Given problem — Working from the data below, reproduce exactly the lines starting at the one that holds "Generate a component" and ending at the one that holds "const COLORS = ['#FFF200', '#33CCCC', '#FF9900'];". Pictures are excluded.

The records —
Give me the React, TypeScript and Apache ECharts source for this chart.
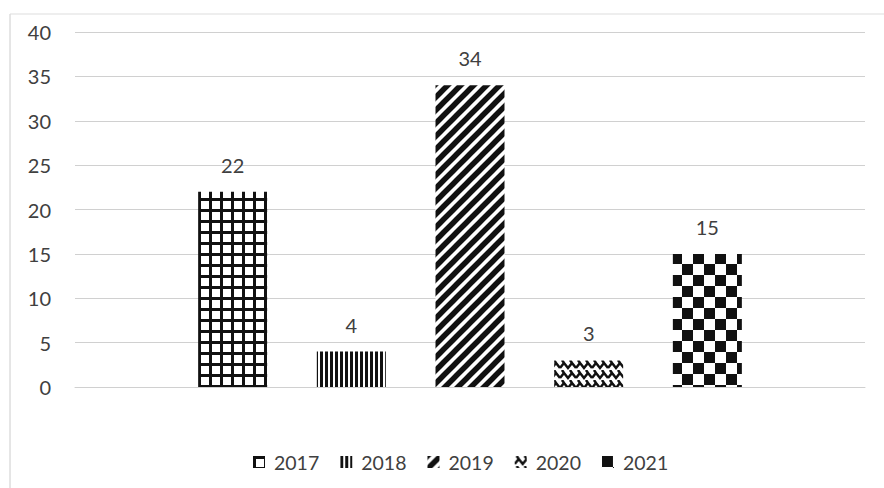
---
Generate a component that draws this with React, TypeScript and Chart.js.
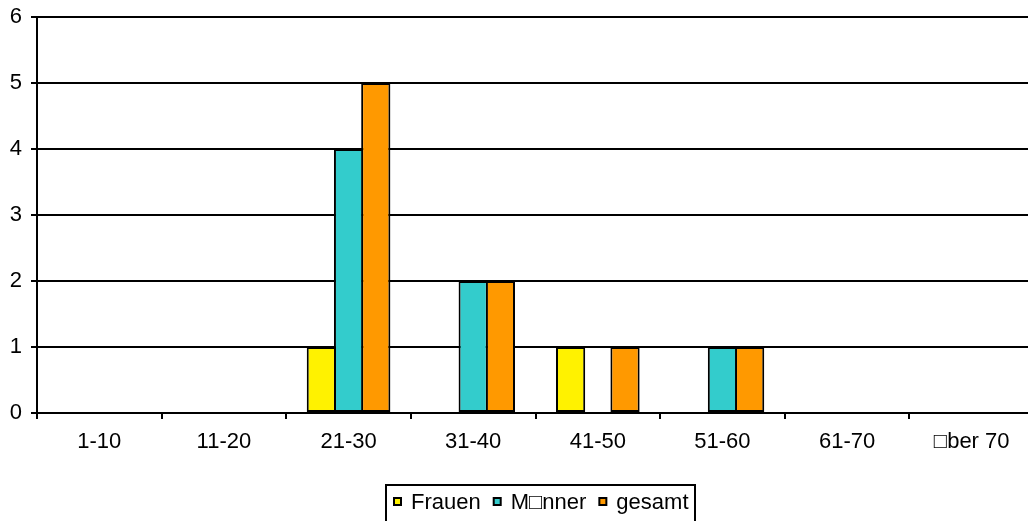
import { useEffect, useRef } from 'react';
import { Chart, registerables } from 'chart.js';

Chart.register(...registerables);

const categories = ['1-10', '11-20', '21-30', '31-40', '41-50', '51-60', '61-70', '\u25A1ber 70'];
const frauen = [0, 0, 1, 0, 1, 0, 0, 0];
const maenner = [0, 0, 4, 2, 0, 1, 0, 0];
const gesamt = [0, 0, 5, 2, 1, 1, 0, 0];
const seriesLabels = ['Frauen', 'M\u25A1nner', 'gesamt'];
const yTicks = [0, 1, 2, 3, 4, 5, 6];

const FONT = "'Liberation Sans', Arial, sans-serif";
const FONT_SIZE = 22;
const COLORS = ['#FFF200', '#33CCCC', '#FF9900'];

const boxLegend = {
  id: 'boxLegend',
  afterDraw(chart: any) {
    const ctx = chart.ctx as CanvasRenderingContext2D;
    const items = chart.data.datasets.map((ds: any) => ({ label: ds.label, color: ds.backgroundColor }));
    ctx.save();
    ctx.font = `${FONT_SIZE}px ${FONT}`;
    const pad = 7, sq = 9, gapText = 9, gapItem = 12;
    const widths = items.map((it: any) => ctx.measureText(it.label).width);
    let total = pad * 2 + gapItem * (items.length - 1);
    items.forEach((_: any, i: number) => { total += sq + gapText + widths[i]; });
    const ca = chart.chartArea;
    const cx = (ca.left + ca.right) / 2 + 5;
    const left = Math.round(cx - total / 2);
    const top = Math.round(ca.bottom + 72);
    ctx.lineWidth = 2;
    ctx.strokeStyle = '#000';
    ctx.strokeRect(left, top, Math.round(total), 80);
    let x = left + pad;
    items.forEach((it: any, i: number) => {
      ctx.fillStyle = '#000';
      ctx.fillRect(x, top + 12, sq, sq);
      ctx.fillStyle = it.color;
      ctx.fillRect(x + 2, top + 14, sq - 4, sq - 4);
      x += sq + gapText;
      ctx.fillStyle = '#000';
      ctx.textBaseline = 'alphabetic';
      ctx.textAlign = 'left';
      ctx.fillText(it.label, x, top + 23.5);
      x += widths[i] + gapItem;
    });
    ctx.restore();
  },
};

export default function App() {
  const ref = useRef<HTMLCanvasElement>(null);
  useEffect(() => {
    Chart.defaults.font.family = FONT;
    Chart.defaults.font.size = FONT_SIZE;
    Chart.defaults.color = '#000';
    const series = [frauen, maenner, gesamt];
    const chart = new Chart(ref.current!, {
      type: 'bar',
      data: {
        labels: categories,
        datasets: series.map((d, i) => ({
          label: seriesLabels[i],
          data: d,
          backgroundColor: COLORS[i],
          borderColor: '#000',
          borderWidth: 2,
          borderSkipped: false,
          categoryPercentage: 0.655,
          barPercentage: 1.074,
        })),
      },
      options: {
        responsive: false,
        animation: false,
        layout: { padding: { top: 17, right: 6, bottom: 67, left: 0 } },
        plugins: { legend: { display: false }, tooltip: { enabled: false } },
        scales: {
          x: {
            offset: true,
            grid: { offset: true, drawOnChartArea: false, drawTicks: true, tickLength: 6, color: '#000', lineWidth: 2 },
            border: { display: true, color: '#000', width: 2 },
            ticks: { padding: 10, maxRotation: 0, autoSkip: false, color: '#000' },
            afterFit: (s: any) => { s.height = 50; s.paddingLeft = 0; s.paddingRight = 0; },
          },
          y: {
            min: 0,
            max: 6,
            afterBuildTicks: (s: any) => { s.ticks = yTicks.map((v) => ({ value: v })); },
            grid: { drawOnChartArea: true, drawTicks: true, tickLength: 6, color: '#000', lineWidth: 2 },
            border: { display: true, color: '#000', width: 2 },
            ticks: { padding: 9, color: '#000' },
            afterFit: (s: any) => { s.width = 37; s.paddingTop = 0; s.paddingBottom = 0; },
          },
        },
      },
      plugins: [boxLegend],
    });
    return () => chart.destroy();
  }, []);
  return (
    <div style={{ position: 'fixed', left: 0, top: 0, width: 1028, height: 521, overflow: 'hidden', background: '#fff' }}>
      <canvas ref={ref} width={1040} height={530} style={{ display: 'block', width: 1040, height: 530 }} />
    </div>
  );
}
--
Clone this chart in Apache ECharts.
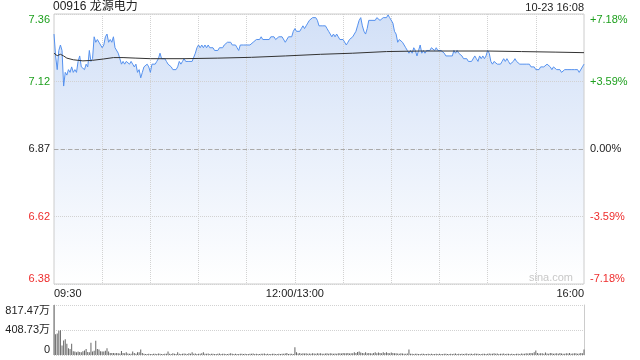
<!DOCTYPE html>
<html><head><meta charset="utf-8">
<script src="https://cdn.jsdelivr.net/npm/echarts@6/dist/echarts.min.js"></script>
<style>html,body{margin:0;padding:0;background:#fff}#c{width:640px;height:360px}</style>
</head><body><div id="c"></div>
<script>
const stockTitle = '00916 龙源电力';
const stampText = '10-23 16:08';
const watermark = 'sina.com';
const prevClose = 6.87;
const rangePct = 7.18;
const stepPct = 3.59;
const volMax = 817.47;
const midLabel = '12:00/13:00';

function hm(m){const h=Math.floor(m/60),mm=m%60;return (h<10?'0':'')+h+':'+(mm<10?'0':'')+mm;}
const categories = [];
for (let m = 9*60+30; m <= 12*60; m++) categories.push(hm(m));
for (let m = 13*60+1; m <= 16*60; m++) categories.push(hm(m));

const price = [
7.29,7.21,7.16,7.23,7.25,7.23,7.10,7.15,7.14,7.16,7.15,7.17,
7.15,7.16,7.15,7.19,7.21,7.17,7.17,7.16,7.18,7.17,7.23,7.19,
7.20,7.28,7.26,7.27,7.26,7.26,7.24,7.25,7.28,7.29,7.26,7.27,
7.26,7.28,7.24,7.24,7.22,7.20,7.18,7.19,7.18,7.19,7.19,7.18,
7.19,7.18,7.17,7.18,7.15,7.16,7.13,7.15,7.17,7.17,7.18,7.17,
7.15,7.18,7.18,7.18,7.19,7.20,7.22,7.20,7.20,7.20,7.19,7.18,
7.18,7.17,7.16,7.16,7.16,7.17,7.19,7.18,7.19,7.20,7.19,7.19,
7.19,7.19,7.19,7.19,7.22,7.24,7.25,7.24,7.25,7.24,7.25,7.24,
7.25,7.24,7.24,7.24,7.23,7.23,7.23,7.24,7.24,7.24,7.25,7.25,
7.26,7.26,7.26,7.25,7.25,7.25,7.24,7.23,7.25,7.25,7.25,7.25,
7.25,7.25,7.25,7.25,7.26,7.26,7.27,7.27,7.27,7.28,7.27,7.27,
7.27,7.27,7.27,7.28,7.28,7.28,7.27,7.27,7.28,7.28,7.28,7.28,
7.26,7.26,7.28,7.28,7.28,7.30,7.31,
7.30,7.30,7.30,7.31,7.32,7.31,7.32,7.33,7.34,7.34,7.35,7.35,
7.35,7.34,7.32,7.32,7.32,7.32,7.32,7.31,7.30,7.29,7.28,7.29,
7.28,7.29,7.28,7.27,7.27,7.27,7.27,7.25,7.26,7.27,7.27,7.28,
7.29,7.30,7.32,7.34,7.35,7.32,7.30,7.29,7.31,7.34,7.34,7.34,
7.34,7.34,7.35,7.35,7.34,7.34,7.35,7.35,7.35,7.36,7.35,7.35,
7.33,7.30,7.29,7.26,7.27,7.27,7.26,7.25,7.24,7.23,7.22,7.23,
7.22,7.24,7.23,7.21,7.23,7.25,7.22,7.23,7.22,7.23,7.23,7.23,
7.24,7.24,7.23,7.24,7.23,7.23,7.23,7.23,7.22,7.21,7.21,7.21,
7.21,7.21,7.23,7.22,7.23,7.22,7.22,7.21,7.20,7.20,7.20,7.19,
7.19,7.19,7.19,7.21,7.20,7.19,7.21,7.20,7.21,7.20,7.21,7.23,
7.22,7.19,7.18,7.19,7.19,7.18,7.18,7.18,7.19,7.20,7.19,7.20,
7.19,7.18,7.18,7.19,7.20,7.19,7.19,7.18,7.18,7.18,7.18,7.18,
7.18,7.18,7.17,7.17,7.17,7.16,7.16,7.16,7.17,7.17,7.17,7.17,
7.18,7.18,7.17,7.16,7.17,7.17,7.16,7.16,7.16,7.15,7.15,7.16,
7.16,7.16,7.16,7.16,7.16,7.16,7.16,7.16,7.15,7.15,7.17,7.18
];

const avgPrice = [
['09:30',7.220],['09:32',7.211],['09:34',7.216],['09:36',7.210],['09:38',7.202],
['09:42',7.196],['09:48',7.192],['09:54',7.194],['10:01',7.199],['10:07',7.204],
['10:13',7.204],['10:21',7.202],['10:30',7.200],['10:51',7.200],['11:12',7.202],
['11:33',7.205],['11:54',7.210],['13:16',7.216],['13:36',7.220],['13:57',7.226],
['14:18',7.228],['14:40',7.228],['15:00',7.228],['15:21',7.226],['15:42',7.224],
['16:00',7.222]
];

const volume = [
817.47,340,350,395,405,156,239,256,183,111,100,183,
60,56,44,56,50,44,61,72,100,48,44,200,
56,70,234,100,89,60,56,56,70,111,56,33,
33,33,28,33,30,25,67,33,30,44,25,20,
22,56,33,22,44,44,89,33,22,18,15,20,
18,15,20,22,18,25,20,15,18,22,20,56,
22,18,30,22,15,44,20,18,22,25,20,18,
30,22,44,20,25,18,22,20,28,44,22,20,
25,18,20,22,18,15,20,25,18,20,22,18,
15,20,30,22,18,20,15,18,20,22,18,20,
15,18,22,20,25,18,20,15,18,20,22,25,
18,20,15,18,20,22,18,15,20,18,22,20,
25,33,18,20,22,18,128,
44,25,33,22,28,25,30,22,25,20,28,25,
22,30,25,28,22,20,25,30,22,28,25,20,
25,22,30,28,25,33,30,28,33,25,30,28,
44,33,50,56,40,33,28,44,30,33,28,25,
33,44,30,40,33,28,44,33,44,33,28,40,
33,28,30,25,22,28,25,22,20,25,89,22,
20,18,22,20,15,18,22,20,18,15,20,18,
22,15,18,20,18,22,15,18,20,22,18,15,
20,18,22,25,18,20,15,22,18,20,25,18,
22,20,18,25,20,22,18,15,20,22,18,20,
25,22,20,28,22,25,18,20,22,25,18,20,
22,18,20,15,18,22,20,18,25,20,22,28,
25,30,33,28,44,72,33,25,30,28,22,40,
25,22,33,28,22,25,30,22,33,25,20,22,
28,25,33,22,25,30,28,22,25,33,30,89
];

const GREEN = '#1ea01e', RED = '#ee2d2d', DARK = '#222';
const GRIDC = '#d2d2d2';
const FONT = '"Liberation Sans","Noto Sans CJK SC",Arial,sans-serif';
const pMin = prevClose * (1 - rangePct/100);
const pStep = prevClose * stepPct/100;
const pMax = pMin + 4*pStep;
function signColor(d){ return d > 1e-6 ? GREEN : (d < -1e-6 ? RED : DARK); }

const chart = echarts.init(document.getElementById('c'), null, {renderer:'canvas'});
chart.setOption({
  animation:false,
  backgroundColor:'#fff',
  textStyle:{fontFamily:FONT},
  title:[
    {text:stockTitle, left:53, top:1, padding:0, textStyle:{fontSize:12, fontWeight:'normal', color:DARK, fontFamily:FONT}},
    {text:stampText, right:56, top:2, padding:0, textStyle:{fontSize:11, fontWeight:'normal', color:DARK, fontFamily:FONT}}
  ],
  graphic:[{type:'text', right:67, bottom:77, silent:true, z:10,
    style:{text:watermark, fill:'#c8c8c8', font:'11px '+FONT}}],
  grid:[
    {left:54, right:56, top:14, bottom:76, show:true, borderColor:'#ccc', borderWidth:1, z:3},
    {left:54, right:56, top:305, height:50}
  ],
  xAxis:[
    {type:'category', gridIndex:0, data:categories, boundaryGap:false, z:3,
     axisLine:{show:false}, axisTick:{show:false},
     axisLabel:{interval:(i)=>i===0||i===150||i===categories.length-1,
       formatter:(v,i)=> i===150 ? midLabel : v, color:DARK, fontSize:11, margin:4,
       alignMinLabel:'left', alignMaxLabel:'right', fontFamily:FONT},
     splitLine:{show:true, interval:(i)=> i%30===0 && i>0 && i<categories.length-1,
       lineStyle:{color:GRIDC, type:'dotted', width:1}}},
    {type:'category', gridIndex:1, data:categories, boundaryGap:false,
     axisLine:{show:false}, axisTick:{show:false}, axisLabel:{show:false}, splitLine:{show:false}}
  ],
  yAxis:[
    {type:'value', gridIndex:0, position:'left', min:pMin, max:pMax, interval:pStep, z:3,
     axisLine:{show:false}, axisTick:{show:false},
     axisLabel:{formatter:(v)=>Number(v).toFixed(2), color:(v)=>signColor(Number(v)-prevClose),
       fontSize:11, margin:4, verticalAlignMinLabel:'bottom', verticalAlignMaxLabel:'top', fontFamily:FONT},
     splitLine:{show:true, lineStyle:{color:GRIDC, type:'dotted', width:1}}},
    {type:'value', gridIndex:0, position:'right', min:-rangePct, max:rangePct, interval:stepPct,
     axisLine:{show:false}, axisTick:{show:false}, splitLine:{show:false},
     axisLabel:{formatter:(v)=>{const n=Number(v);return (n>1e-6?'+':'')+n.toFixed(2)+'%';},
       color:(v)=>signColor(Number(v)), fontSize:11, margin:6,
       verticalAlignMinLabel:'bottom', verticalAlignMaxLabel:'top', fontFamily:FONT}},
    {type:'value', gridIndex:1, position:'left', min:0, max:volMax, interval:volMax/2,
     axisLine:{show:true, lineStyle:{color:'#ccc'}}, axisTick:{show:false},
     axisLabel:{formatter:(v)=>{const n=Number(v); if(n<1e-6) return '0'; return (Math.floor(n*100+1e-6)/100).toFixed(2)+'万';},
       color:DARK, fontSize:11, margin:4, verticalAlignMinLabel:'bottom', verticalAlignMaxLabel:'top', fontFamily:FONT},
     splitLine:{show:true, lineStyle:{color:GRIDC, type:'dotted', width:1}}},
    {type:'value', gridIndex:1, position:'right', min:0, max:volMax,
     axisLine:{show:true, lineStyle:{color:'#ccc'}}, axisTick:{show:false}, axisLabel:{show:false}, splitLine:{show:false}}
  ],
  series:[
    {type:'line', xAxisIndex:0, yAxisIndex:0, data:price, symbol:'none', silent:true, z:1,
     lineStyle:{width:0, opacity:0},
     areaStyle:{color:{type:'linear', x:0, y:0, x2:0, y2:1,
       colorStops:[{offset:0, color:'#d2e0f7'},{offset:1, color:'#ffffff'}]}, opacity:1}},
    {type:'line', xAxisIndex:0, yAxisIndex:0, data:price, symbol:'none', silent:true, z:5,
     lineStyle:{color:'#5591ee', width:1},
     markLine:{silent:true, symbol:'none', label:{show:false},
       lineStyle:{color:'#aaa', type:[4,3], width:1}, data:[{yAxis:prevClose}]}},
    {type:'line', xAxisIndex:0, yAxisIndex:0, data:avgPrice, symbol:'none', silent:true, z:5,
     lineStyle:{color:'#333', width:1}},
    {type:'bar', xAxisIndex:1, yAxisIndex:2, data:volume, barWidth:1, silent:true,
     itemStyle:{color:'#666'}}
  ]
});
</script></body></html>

Solution for this problem —
Generate a component that draws this with React, TypeScript and Chart.js.
import { useEffect, useRef } from 'react';
import { Chart, registerables } from 'chart.js';

Chart.register(...registerables);

const categories = ['1-10', '11-20', '21-30', '31-40', '41-50', '51-60', '61-70', '\u25A1ber 70'];
const frauen = [0, 0, 1, 0, 1, 0, 0, 0];
const maenner = [0, 0, 4, 2, 0, 1, 0, 0];
const gesamt = [0, 0, 5, 2, 1, 1, 0, 0];
const seriesLabels = ['Frauen', 'M\u25A1nner', 'gesamt'];
const yTicks = [0, 1, 2, 3, 4, 5, 6];

const FONT = "'Liberation Sans', Arial, sans-serif";
const FONT_SIZE = 22;
const COLORS = ['#FFF200', '#33CCCC', '#FF9900'];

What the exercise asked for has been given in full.